A highlight in Tom’s life is his induction into the Rivermouth Centipedes, to which many of his schoolmates belong. The induction occurs following a comical though frightening initiation. Somewhat later, in winter, Tom and his friends at the academy turn Slatter’s Mill into Fort Slatter and engage in a prolonged snowball fight with boys from another part of town. When, contrary to their own rules, both sides put marbles in the snowballs and serious injuries ensue, the constabulary and citizenry demolish the fort and end the fight.

About a year later, a boat puts into Rivermouth, and Tom discovers that one of its sailors is Sailor Ben, whom he brings home with him and who turns out to be Kitty Collins’ long-lost husband.

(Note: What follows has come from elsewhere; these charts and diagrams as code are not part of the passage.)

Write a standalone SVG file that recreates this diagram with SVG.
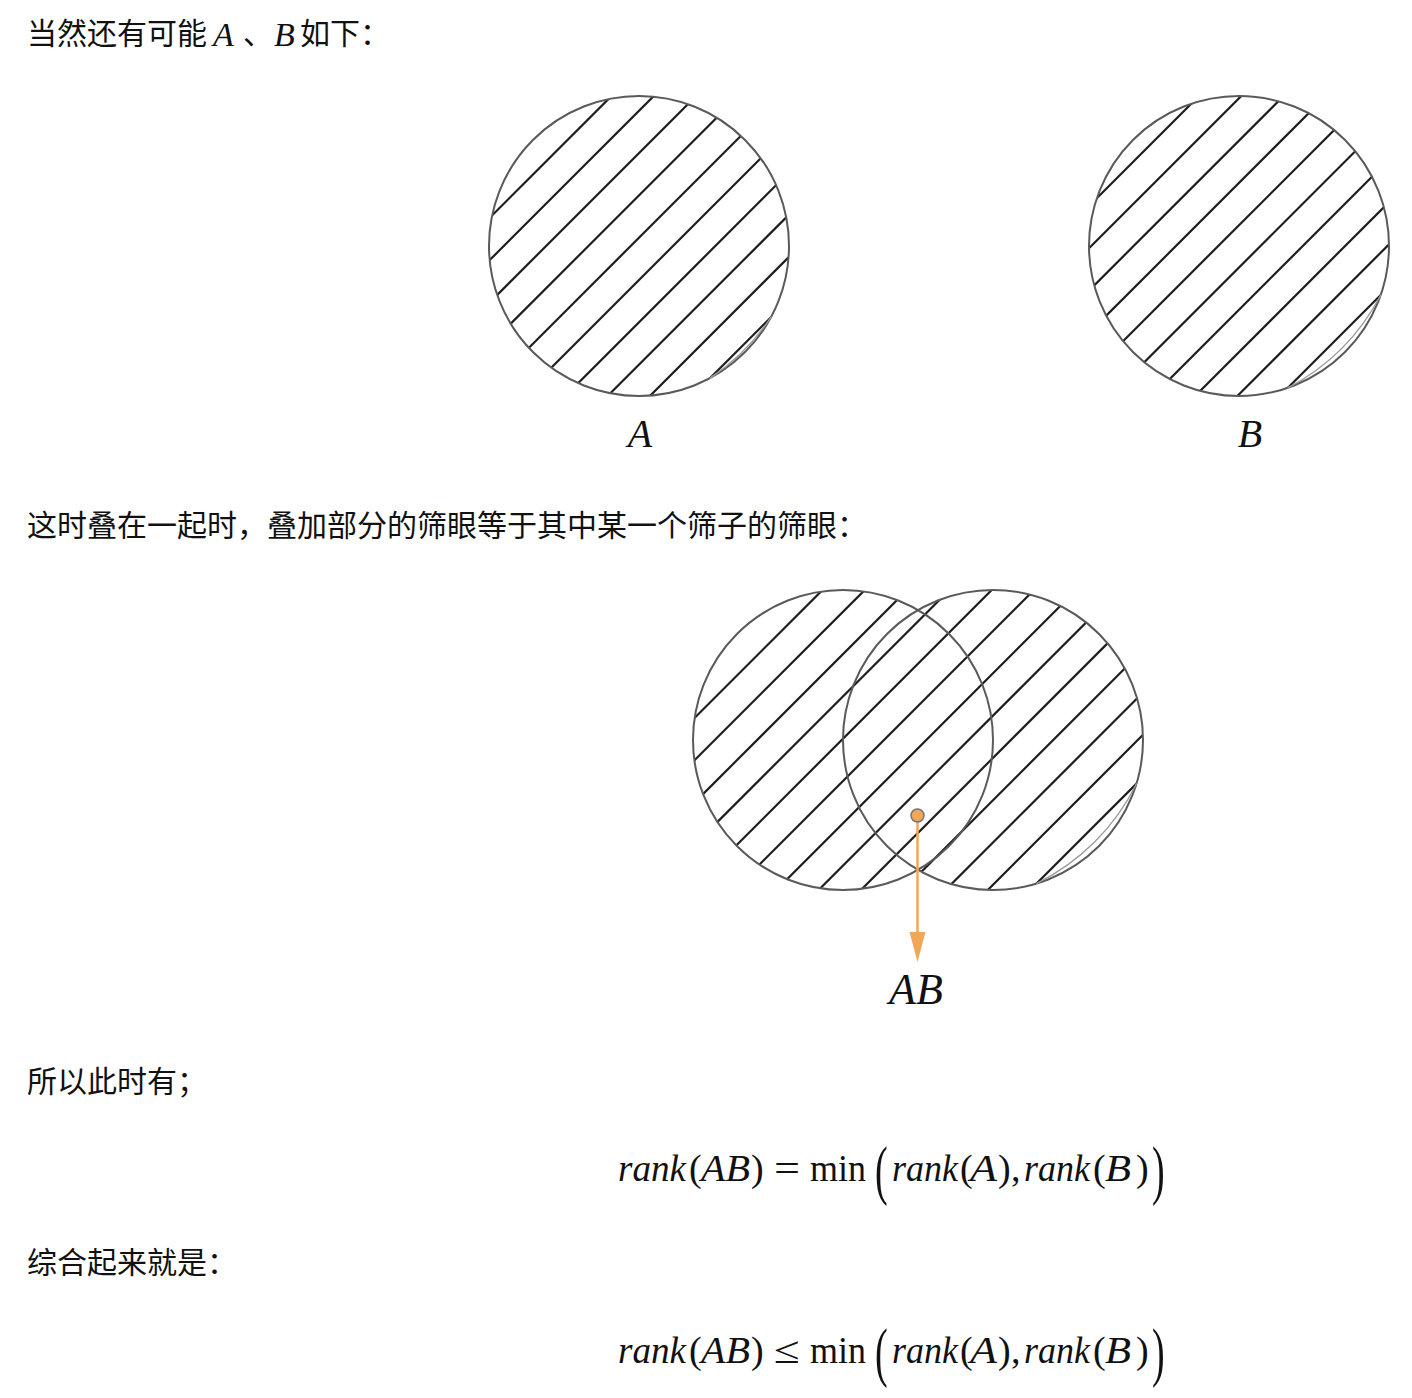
<svg xmlns="http://www.w3.org/2000/svg" width="1412" height="1398" viewBox="0 0 1412 1398">
<style>
.cn{font-family:"Noto Sans CJK SC","Noto Sans",sans-serif;font-size:30px;fill:#111}
.mi{font-family:"Liberation Serif",serif;font-style:italic;fill:#111}
.mr{font-family:"Liberation Serif",serif;fill:#111}
.ring{fill:none;stroke:#5a5a5a;stroke-width:2}
.hatch{fill:none;stroke:#1e1e1e;stroke-width:2.2}
.ghost{fill:none;stroke:#999;stroke-width:1.3}
</style>
<defs>
<clipPath id="clipA"><circle cx="639" cy="246" r="150"/></clipPath>
<clipPath id="clipB"><circle cx="1239" cy="246" r="150"/></clipPath>
<clipPath id="clipU"><circle cx="843" cy="740" r="150"/><circle cx="993" cy="740" r="150"/></clipPath>
</defs>
<rect width="1412" height="1398" fill="#fff"/>

<g id="line1">
<text class="cn" x="27" y="44">当然还有可能</text>
<text class="mi" x="213" y="46" font-size="34">A</text>
<text class="cn" x="243" y="44">、</text>
<text class="mi" x="274" y="46" font-size="34">B</text>
<text class="cn" x="300" y="44">如下：</text>
</g>

<g id="circleA">
<g clip-path="url(#clipA)">
<path class="hatch" d="M307.5,400L617.5,90M349.8,400L659.8,90M392.1,400L702.1,90M434.4,400L744.4,90M476.7,400L786.7,90M519,400L829,90M561.3,400L871.3,90M603.6,400L913.6,90M645.9,400L955.9,90M688.2,400L998.2,90"/>
</g>
<circle class="ring" cx="639" cy="246" r="150"/>
<path class="ghost" d="M709.6,378.4A220,220 0 0 0 771.4,316.6"/>
<text class="mi" x="640" y="447" font-size="40" text-anchor="middle">A</text>
</g>

<g id="circleB">
<g clip-path="url(#clipB)">
<path class="hatch" d="M895,400L1205,90M937.3,400L1247.3,90M979.6,400L1289.6,90M1021.9,400L1331.9,90M1064.2,400L1374.2,90M1106.5,400L1416.5,90M1148.8,400L1458.8,90M1191.1,400L1501.1,90M1233.4,400L1543.4,90M1275.7,400L1585.7,90"/>
</g>
<circle class="ring" cx="1239" cy="246" r="150"/>
<path class="ghost" d="M1287.8,387.9A220,220 0 0 0 1380.9,294.8"/>
<text class="mi" x="1250" y="447" font-size="40" text-anchor="middle">B</text>
</g>

<text class="cn" x="27" y="536">这时叠在一起时，叠加部分的筛眼等于其中某一个筛子的筛眼：</text>

<g id="overlapAB">
<g clip-path="url(#clipU)">
<path class="hatch" d="M517.5,895L827.5,585M559.8,895L869.8,585M602.1,895L912.1,585M644.4,895L954.4,585M686.7,895L996.7,585M729,895L1039,585M771.3,895L1081.3,585M813.6,895L1123.6,585M855.9,895L1165.9,585M898.2,895L1208.2,585M940.5,895L1250.5,585M982.8,895L1292.8,585M1025.1,895L1335.1,585"/>
</g>
<circle class="ring" cx="843" cy="740" r="150"/>
<circle class="ring" cx="993" cy="740" r="150"/>
<path class="ghost" d="M1036.5,883.6A220,220 0 0 0 1136.6,783.5"/>
</g>

<g id="connectors">
<line x1="917.5" y1="822" x2="917.5" y2="934" stroke="#F0A858" stroke-width="2.5"/>
<polygon points="909.5,932 925.5,932 917.5,962" fill="#F0A858"/>
<circle cx="917.5" cy="815.5" r="6.5" fill="#F0A858" stroke="#777" stroke-width="1.5"/>
</g>
<text id="labelAB" class="mi" x="916" y="1004" font-size="44" text-anchor="middle">AB</text>

<text class="cn" x="27" y="1092">所以此时有；</text>

<g id="formula1">
<text class="mi" x="618" y="1181" font-size="38" textLength="68" lengthAdjust="spacingAndGlyphs">rank</text>
<text class="mr" x="689" y="1181" font-size="38">(</text>
<text class="mi" x="701" y="1181" font-size="38" textLength="49" lengthAdjust="spacingAndGlyphs">AB</text>
<text class="mr" x="751" y="1181" font-size="38">)</text>
<text class="mr" x="774" y="1181" font-size="38" textLength="26" lengthAdjust="spacingAndGlyphs">=</text>
<text class="mr" x="810" y="1181" font-size="38" textLength="56" lengthAdjust="spacingAndGlyphs">min</text>
<text class="mr" font-size="38" transform="translate(875,1192) scale(1,1.7)">(</text>
<text class="mi" x="892" y="1181" font-size="38" textLength="66" lengthAdjust="spacingAndGlyphs">rank</text>
<text class="mr" x="960" y="1181" font-size="38">(</text>
<text class="mi" x="970" y="1181" font-size="38" textLength="27" lengthAdjust="spacingAndGlyphs">A</text>
<text class="mr" x="998" y="1181" font-size="38">)</text>
<text class="mr" x="1011" y="1181" font-size="38">,</text>
<text class="mi" x="1024" y="1181" font-size="38" textLength="66" lengthAdjust="spacingAndGlyphs">rank</text>
<text class="mr" x="1093" y="1181" font-size="38">(</text>
<text class="mi" x="1105" y="1181" font-size="38" textLength="26" lengthAdjust="spacingAndGlyphs">B</text>
<text class="mr" x="1136" y="1181" font-size="38">)</text>
<text class="mr" font-size="38" transform="translate(1152,1192) scale(1,1.7)">)</text>
</g>

<text class="cn" x="27" y="1273">综合起来就是：</text>

<g id="formula2">
<text class="mi" x="618" y="1363" font-size="38" textLength="68" lengthAdjust="spacingAndGlyphs">rank</text>
<text class="mr" x="689" y="1363" font-size="38">(</text>
<text class="mi" x="701" y="1363" font-size="38" textLength="49" lengthAdjust="spacingAndGlyphs">AB</text>
<text class="mr" x="751" y="1363" font-size="38">)</text>
<text class="mr" x="774" y="1363" font-size="38" textLength="26" lengthAdjust="spacingAndGlyphs">≤</text>
<text class="mr" x="810" y="1363" font-size="38" textLength="56" lengthAdjust="spacingAndGlyphs">min</text>
<text class="mr" font-size="38" transform="translate(875,1374) scale(1,1.7)">(</text>
<text class="mi" x="892" y="1363" font-size="38" textLength="66" lengthAdjust="spacingAndGlyphs">rank</text>
<text class="mr" x="960" y="1363" font-size="38">(</text>
<text class="mi" x="970" y="1363" font-size="38" textLength="27" lengthAdjust="spacingAndGlyphs">A</text>
<text class="mr" x="998" y="1363" font-size="38">)</text>
<text class="mr" x="1011" y="1363" font-size="38">,</text>
<text class="mi" x="1024" y="1363" font-size="38" textLength="66" lengthAdjust="spacingAndGlyphs">rank</text>
<text class="mr" x="1093" y="1363" font-size="38">(</text>
<text class="mi" x="1105" y="1363" font-size="38" textLength="26" lengthAdjust="spacingAndGlyphs">B</text>
<text class="mr" x="1136" y="1363" font-size="38">)</text>
<text class="mr" font-size="38" transform="translate(1152,1374) scale(1,1.7)">)</text>
</g>
</svg>
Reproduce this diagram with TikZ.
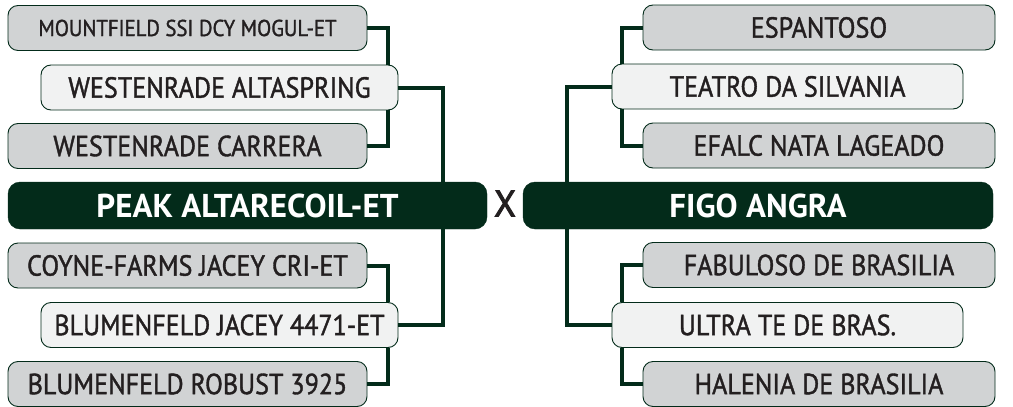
\documentclass[tikz,border=0pt]{standalone}
\usepackage{fontspec}
\setmainfont{PT Sans}
\newfontfamily\bodyfont{PT Sans}[FakeBold=1.3,FakeStretch=0.9]
\newfontfamily\xfont{PT Sans}[FakeBold=2.5,FakeStretch=0.95]
\definecolor{dkgreen}{HTML}{032B1A}
\definecolor{boxgray}{HTML}{D1D3D4}
\definecolor{boxlight}{HTML}{F1F2F2}
\definecolor{txt}{HTML}{231F20}
\tikzset{
  gbox/.style={draw=dkgreen, line width=0.9pt, fill=boxgray, rounded corners=10pt, text=txt,
    inner sep=0pt, minimum height=45pt, font=\bodyfont\fontsize{29}{29}\selectfont},
  lbox/.style={gbox, fill=boxlight},
  mainbox/.style={draw=dkgreen, fill=dkgreen, rounded corners=12pt, text=white, inner sep=0pt,
    minimum height=47pt, font=\fontsize{33}{33}\selectfont\bfseries},
  conn/.style={draw=dkgreen, line width=4pt},
}
\begin{document}
\begin{tikzpicture}[x=1pt,y=-1pt]
\path[use as bounding box] (0,0) rectangle (1013,407);
% left side
\node[gbox, minimum width=359pt, font=\bodyfont\fontsize{23}{23}\selectfont] (m1) at (187.5,28) {MOUNTFIELD SSI DCY MOGUL-ET};
\node[lbox, minimum width=357pt] (a1) at (219.5,87.5) {WESTENRADE ALTASPRING};
\node[gbox, minimum width=359pt] (c1) at (187.5,146) {WESTENRADE CARRERA};
\node[mainbox, minimum width=479pt] (peak) at (247.5,205.5) {PEAK ALTARECOIL-ET};
\node[gbox, minimum width=359pt] (m2) at (187.5,265.5) {COYNE-FARMS JACEY CRI-ET};
\node[lbox, minimum width=357pt] (a2) at (219.5,325) {BLUMENFELD JACEY 4471-ET};
\node[gbox, minimum width=359pt] (c2) at (187.5,384) {BLUMENFELD ROBUST 3925};
% X
\node[text=txt, inner sep=0pt, font=\xfont\fontsize{37}{37}\selectfont] (x) at (505,203.5) {X};
% right side
\node[gbox, minimum width=352pt] (e1) at (819,27.5) {ESPANTOSO};
\node[lbox, minimum width=351pt] (t1) at (787.5,86.5) {TEATRO DA SILVANIA};
\node[gbox, minimum width=352pt] (f1) at (819,145.5) {EFALC NATA LAGEADO};
\node[mainbox, minimum width=470pt] (figo) at (758,205.5) {FIGO ANGRA};
\node[gbox, minimum width=352pt] (e2) at (819,265) {FABULOSO DE BRASILIA};
\node[lbox, minimum width=351pt] (t2) at (787.5,325) {ULTRA TE DE BRAS.};
\node[gbox, minimum width=352pt] (f2) at (819,384) {HALENIA DE BRASILIA};
% connectors left
\draw[conn] (m1.east) -| ([xshift=-10pt]a1.north east);
\draw[conn] (c1.east) -| ([xshift=-10pt]a1.south east);
\draw[conn] (a1.east) -| ([xshift=-44pt]peak.north east);
\draw[conn] (m2.east) -| ([xshift=-10pt]a2.north east);
\draw[conn] (c2.east) -| ([xshift=-10pt]a2.south east);
\draw[conn] ([xshift=-44pt]peak.south east) |- (a2.east);
% connectors right
\draw[conn] (e1.west) -| ([xshift=10pt]t1.north west);
\draw[conn] (f1.west) -| ([xshift=10pt]t1.south west);
\draw[conn] (t1.west) -| ([xshift=44pt]figo.north west);
\draw[conn] (e2.west) -| ([xshift=10pt]t2.north west);
\draw[conn] (f2.west) -| ([xshift=10pt]t2.south west);
\draw[conn] ([xshift=44pt]figo.south west) |- (t2.west);
\end{tikzpicture}
\end{document}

A tearful but happy reunion ensues. Now an adolescent, Tom is intrigued by the girls at a nearby all-female academy, but his mild flirtations come to nothing. Not until his grandfather’s nineteen-year-old niece comes to visit does Tom know love, and when the young man who comes to fetch her away is identified as her fiance, Tom is inconsolable for a long time.

Gloomy news arrives from New Orleans: His father’s banking business is folding, and cholera is raging in the city. Longing to be reunited with his parents, Tom runs away by train to Boston, intending to ship from there to New Orleans as a cabin boy. Aware of the boy’s plan, Grandfather Nutter orders Sailor Ben to shadow the boy and bring him back. When the two do return home, Tom learns that his father has died of cholera. Since the family has experienced financial ruin, Tom can no longer think of going off to college. Instead, he accepts the offer of an uncle in New York of a job in a counting house. Tom’s boyhood days are behind him forever.

Context

The Story of a Bad Boy is in the tradition of “bad boy” books, a fact that a number of critics noted. Thomas Bailey Aldrich’s book was preceded by Thomas Hughes’s English work, Tom Brown’s Schooldays (1857), and followed in America by Mark Twain’s The Adventures of Tom Sawyer (1876) and The Adventures of Huckleberry Finn (1844). Also to be mentioned are George Wilbur Peck’s Peck’s Bad Boy and His Pa (1883), William Dean Howell’s A Boy’s Town (1890), and in the twentieth century, Booth Tarkington’s Penrod (1914) and J.D.Salinger’s The Catcher in the Rye (1951).

Unlike Twain’s Huckleberry Finn or Salinger’s Holden Caulfield, however, Tom Bailey does not feel alienated from society; he is not trying, consciously or unconsciously, to develop a moral code of his own—one which might conflict with that followed by the society in which he lives—and he is not aware of any hypocrisy in the people around him as Huckleberry Finn and Holden Caulfield are. The Story of a Bad Boy continues to be of interest because of its ability to evoke vividly what boyhood was like in the early years of the twentieth century and because of the clear picture Aldrich paints of a younger and more innocent America.